Miguel vivirá siempre y espero que algún día ese monumento cutre y descuidado sea un monumento acorde con la importancia del autor al que homenajea
En cada una de esas cárceles habrá un oficio firmado por un servidor dejando constancia de que me llevaba el trozo de expediente, para unir ese documento valiosísimo para la historia de España y de la literatura. En la Secretaría de Estado de Instituciones Penitenciarias quedó y allí estará.
Varias cosas me sedujeron y me llamaron la atención en ese expediente – recogí algunos otros que no hacen al caso porque es Miguel el protagonista de este artículo-. El médico de Ocaña, gran santón de la medicina carcelaria, Don Amancio Tomé certificó que no padecía enfermedad infectocontagiosa que impidiera el viaje en tren de Ocaña hasta Alicante. Poca vista, don Amancio, pues murió de tuberculosis a los pocos meses. El médico de Alicante también habló, creo recordar, en sus informes de la muerte, de la imposibilidad de cerrar los ojos del poeta porque padecía hipertiroidismo, una de cuyas manifestaciones es tener los ojos saltones. A eso, decían algunos presos, se debía su sensibilidad y el ser poeta.
Me cupo el honor de entregar una copia íntegra de todo el expediente, al entonces director del Instituto Miguel Hernández de Alicante, Adolfo Guerra y otra a Miguel Gutiérrez para que, esta vez sí, tuviera el expediente completo de su amado poeta.

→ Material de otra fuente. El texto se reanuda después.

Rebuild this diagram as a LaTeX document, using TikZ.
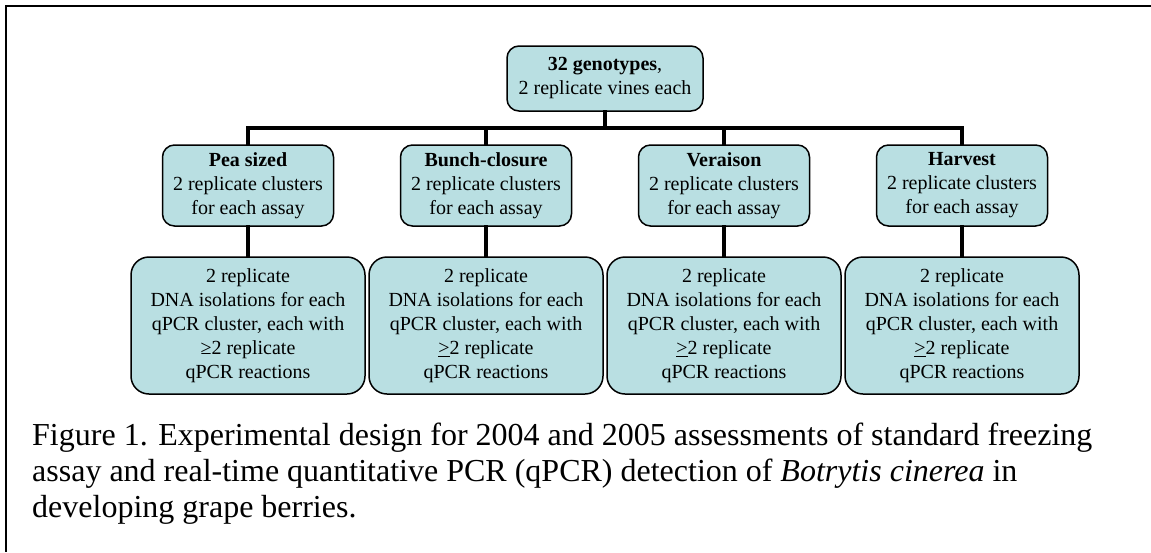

Ochenta años no son nada. Miguel vivirá siempre y espero que algún día ese monumento cutre y descuidado por el Presidente de la Generalitat y el Alcalde de Alicante, que se pasan uno a otro la pelota de la competencia, sea un monumento acorde con la importancia del autor al que homenajea. Espero que quiten también la falta de ortografía, porque entre Miguel Hernández y poeta tiene que haber una coma para que poeta no parezca su segundo apellido que era Gilabert. Hoy, gracias a las últimas lluvias, ha florecido de manera natural y dos coronas lo adornan aportadas por sus fieles.